Scientific classification
- Kingdom: Animalia
- Phylum: Chordata
- Class: Aves
- Order: Passeriformes
- Family: Alaudidae
- Genus: Spizocorys
- Species: S. starki
- Binomial name: Spizocorys starki (Shelley, 1902)
- Synonyms: Calandrella starki; Eremalauda starki;

= Stark's lark =

- Genus: Spizocorys
- Species: starki
- Authority: (Shelley, 1902)
- Conservation status: LC
- Synonyms: Calandrella starki, Eremalauda starki

Species of bird

Stark's lark (Spizocorys starki) is a species of lark in the family Alaudidae. It is found in Angola, Botswana, Namibia, and South Africa. Its natural habitats are dry savannah and subtropical or tropical dry shrubland. Captain George Shelley named the species in honour of Arthur Stark.
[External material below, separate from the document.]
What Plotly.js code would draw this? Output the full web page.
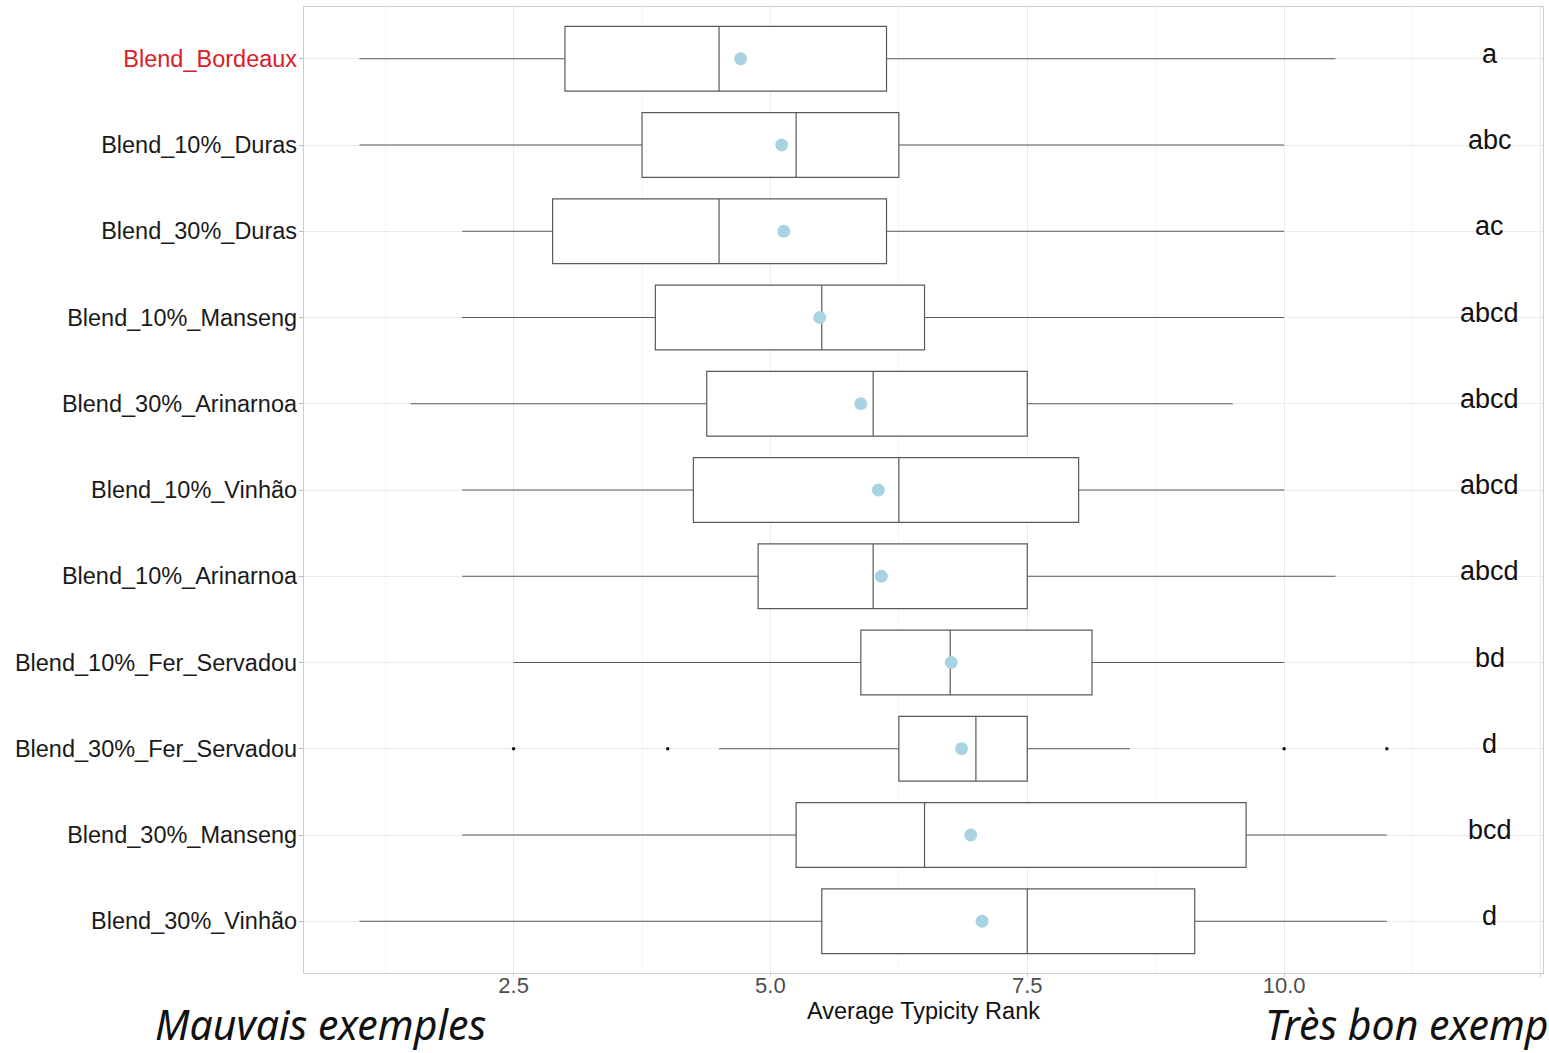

==Taxonomy and systematics==
Stark's lark was originally classified in the genus Calandrella and was then moved from the genus Eremalauda to Spizocorys in 2009. This species is alternately named as Stark's short-toed lark.

== Description ==
It is a pale medium-small lark with a pale, stout bill that appears slightly swollen. It exhibits a subtle streaky pattern on its sandy-brown upperparts and a distinct pale eyebrow. The underparts are whitish with faint streaking, and the lark often displays a raised, streaked crest.

== Ecology ==
Stark's Larks are highly mobile, exhibiting nomadic behavior. Following rainfall events, they may form flocks ranging from small groups to large ones, occasionally associating with other species such as sparrow-larks or buntings. These birds exhibit a preference for arid grasslands characterized by gravel substrates, avoiding sandy areas. To cope with high ambient temperatures, they seek shade and assume a posture with an elevated crest, an open mouth, partially closed eyes, and drooped wings. During courtship displays, they perform aerial acrobatics accompanied by a repertoire of trills, whistles, and chirps.